Eu chorei, quem não chorou?
Chorei a perda de meu país para os ditadores do falso milagre.
Chorei a anistia, chorei a queda do Muro de Berlim.
Aliás, chorei o nazismo, chorei o Apartheid e a morte do sonho de igualdade entre os homens.
Chorei a injustiça nossa de cada dia, que consagra ladrões de terno e gravata e relega homens de bem às calçadas da indiferença.
Por isso chorei quando me senti injustiçado, mesmo que durante noventa minutos de um jogo. Ora, o que é um jogo? A vida é um jogo. Meu jogo é minha vida.
Mas chorei com dignidade, porque as lágrimas me foram concebidas com o milagre da vida. Com elas me entristeço, dou gritos de alegria, mostro minha revolta, revelo minha gratidão. Com elas vivo meu jogo diário de vitórias e derrotas.
Eu não atiro.
Armas foram feitas por homens para matar homens.
Para matar sonhos, para plantar a desigualdade, para semear a discórdia e dizimar a humanidade.
Infeliz de quem atira no companheiro de trabalho, no colega de equipe, na alegria de um gol, no adversário de campo, na euforia da vitória, no time que o acolheu.
De quem nasceu para atirar só posso lamentar o choro dissimulado que não verte lágrimas e debocha do sentimento alheio.
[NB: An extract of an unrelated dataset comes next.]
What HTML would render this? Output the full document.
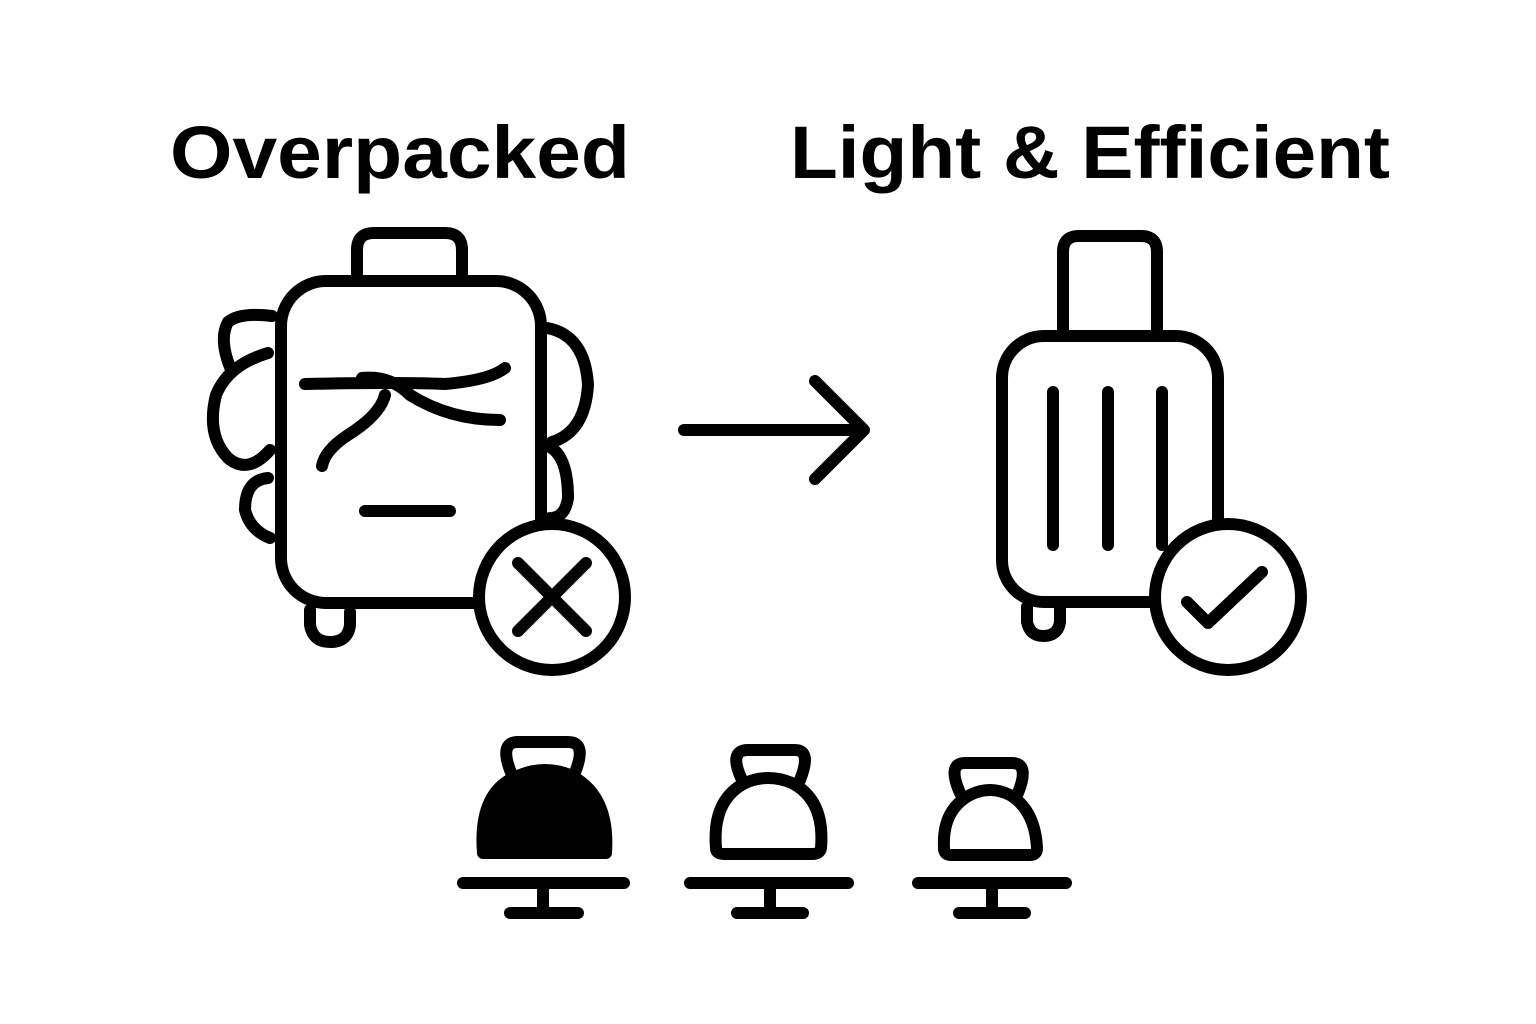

Porque artilheiro de verdade só sabe atirar bolas para o gol. Ele balança redes e espalha alegria para um povo sofrido, que junta cada centavo de seu mês curto para expurgar suas frustrações e se alegrar por míseros noventa minutos.
Meu artilheiro veste o branco da paz, o preto do luto no momento devido e sabe chorar na derrota. Por isso, seguirei aplaudindo até seus erros em campo, porque sei que seu esforço é fruto sua dignidade.